Hi. Hello. Hey.
It’s Tuesday. And here are two quick notes on things I’ve found intriguing or worth sharing.
Thing #1 - Were You Even There?
A few nights ago I saw Billie Eilish. But did I experience Billie Eilish? Between me and the stage stood a wall of phone screens like human tripods recording, posting, proving.
Billie's fans adore her, which makes sense. She belongs to an era where fame requires constant digital presence and parasocial bonds through screens. As I watched her through someone else's shaky iPhone, I wondered: Have we traded presence for proof?
Ana Andjelic calls this ‘post-mehification’ – where everything is captured and repackaged for consumption, yet the act of recording flattens the experience itself. We're archiving evidence of a life well-lived, but making life feel less alive.
At a different gig, DJ Shadow requested respect for people that want a device-free experience. Phones disappeared, and suddenly people were locked in and untethered. Live shows used to be about losing yourself. Now they're about saving the moment.

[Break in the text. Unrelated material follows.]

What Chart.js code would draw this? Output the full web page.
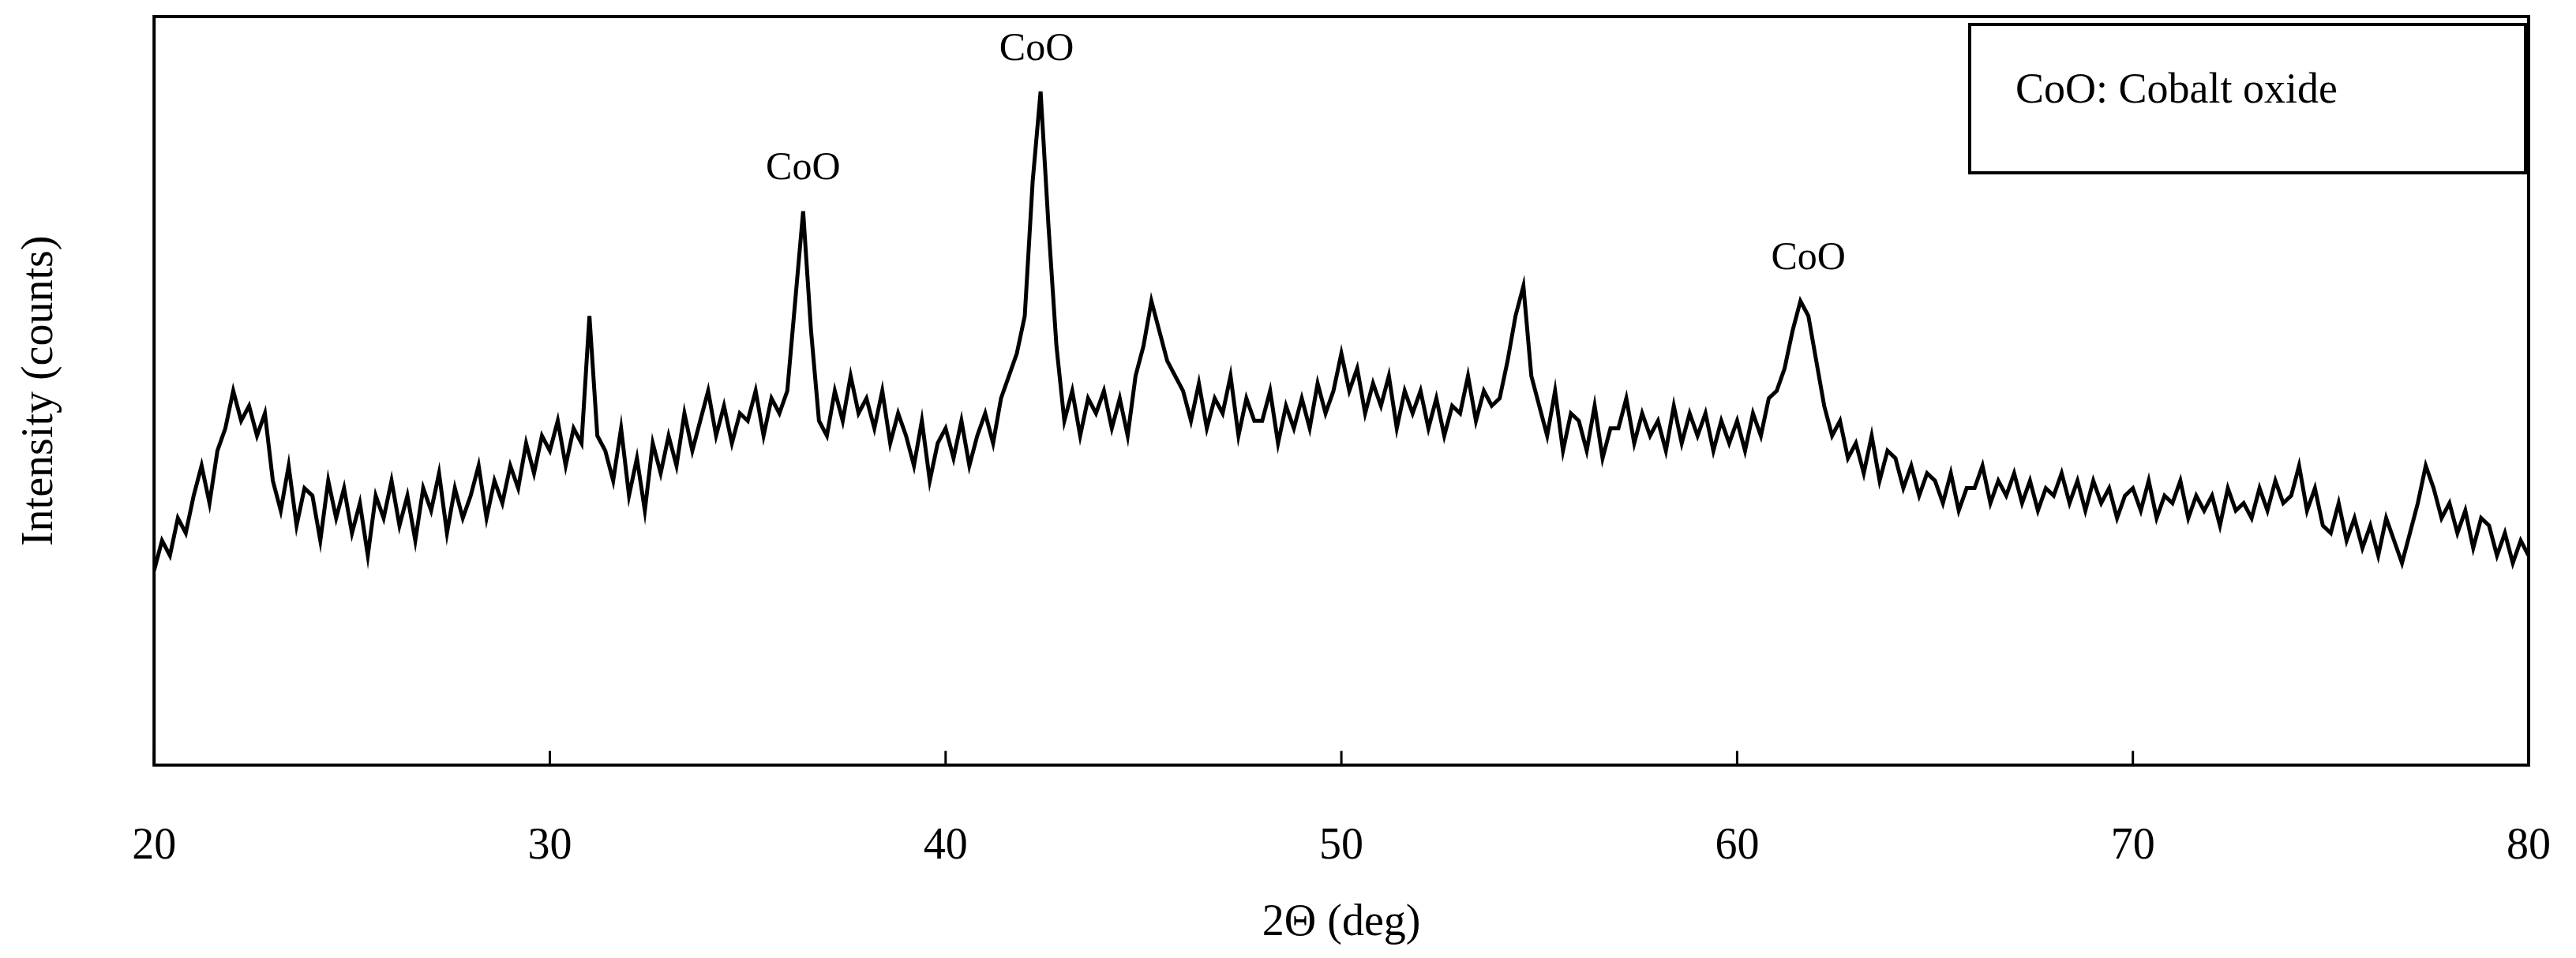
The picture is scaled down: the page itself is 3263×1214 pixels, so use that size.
<!DOCTYPE html>
<html><head><meta charset="utf-8">
<script src="https://cdn.jsdelivr.net/npm/chart.js@4"></script>
<style>html,body{margin:0;padding:0;background:#fff}#w{width:3263px;height:1214px}</style>
</head><body><div id="w"><canvas id="c"></canvas></div>
<script>
const xStart = 20, xStep = 0.2;
const intensity = [
26,30,28,33,31, 36,40,35,42,45, 50,46,48,44,47, 38,34,40,32,37,
36,30,38,33,37, 31,35,28,36,33, 38,32,36,30,37, 34,39,31,37,33,
36,40,33,38,35, 40,37,43,39,44, 42,46,40,45,43, 60,44,42,38,45,
36,41,34,43,39, 44,40,47,42,46, 50,44,48,43,47, 46,50,44,49,47,
50,62,74,58,46, 44,50,46,52,47, 49,45,50,43,47, 44,40,46,38,43,
45,41,46,40,44, 47,43,49,52,55, 60,78,90,72,56, 46,50,44,49,47,
50,45,49,44,52, 56,62,58,54,52, 50,46,51,45,49, 47,52,44,49,46,
46,50,43,48,45, 49,45,51,47,50, 55,50,53,47,51, 48,52,45,50,47,
50,45,49,44,48, 47,52,46,50,48, 49,54,60,64,52, 48,44,50,42,47,
46,42,48,41,45, 45,49,43,47,44, 46,42,48,43,47, 44,47,42,46,43,
46,42,47,44,49, 50,53,58,62,60, 54,48,44,46,41, 43,39,44,38,42,
41,37,40,36,39, 38,35,39,34,37, 37,40,35,38,36, 39,35,38,34,37,
36,39,35,38,34, 38,35,37,33,36, 37,34,38,33,36, 35,38,33,36,34,
36,32,37,34,35, 33,37,34,38,35, 36,40,34,37,32, 31,35,30,33,29,
32,28,33,30,27, 31,35,40,37,33, 35,31,34,29,33, 32,28,31,27,30, 28
];
const xTicks = [20,30,40,50,60,70,80];
const peakLabels = ["CoO","CoO","CoO"];
const peakX = [36.4, 42.3, 61.8];
const peakY = [77, 93, 65];
const legendText = "CoO: Cobalt oxide";

const pts = intensity.map((v,i)=>({x: +(xStart + i*xStep).toFixed(2), y: v}));
const F = "'Liberation Serif', 'Times New Roman', serif";

const deco = {
  id:'deco',
  afterDraw(ch){
    const c=ch.ctx, a=ch.chartArea, xs=ch.scales.x, ys=ch.scales.y;
    c.save();
    c.strokeStyle='#000'; c.lineWidth=4;
    c.strokeRect(a.left,a.top,a.right-a.left,a.bottom-a.top);
    c.lineWidth=3;
    xTicks.forEach(t=>{const p=xs.getPixelForValue(t);c.beginPath();c.moveTo(p,a.bottom);c.lineTo(p,a.bottom-18);c.stroke();});
    c.fillStyle='#000'; c.font='50px '+F; c.textAlign='center'; c.textBaseline='bottom';
    peakLabels.forEach((s,i)=>c.fillText(s, xs.getPixelForValue(peakX[i]), ys.getPixelForValue(peakY[i])));
    c.lineWidth=4;
    const lx=2495, ly=31, lw=a.right-2495-4, lh=188;
    c.strokeRect(lx,ly,lw,lh);
    c.font='54px '+F; c.textAlign='left'; c.textBaseline='middle';
    c.fillText(legendText, lx+58, ly+85);
    c.restore();
  }
};

new Chart(document.getElementById('c'),{
  type:'line',
  data:{datasets:[{data:pts,borderColor:'#000',borderWidth:5,pointRadius:0,tension:0}]},
  options:{
    responsive:true,maintainAspectRatio:false,animation:false,
    layout:{padding:{left:14,right:60,top:21,bottom:10}},
    plugins:{legend:{display:false},tooltip:{enabled:false}},
    scales:{
      x:{type:'linear',min:20,max:80,
        afterBuildTicks(s){s.ticks=xTicks.map(v=>({value:v}));},
        afterFit(s){s.paddingLeft=0;s.paddingRight=0;},
        grid:{display:false,drawTicks:false},border:{display:false},
        ticks:{padding:70,color:'#000',font:{family:F,size:56}},
        title:{display:true,text:'2Θ (deg)',color:'#000',font:{family:F,size:56},padding:{top:-40,bottom:0}}},
      y:{min:0,max:100,
        grid:{display:false,drawTicks:false},border:{display:false},
        ticks:{display:false},
        title:{display:true,text:'Intensity (counts)',color:'#000',font:{family:F,size:56},padding:{bottom:110}}}
    }
  },
  plugins:[deco]
});
</script></body></html>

But if your experience exists only on your camera roll... were you ever really there at all?
Thing #2 - Embrace the detour
Recently I repped my company at the Google DV360 event, discussing how our screen strategy mirrors evolving shopping behaviours. My main advice was to stop planning media in silos. Start from customer experience and build outward, not channel down. Build an ecosystem, not a funnel. I am so over the funnel.
Unpopular opinion aligned with McLuhan's theory that technology reverses into its opposite: media planning has mistaken clicking for agency, scrolling for exploration, and reach for understanding. It's obsessed with placement, blind to how people actually move which is irrational, wandering, nonlinear. The more we optimise for control, the more chaotic real behaviour becomes.
People don't move through media as we design it. They move like they do through cities. Taking side streets, doubling back, ignoring rules, getting lost. The future isn't a better-optimised funnel but an open-world map like a city that influences over time rather than demanding immediate conversion.
We need to stop forcing a path and start embracing the detour.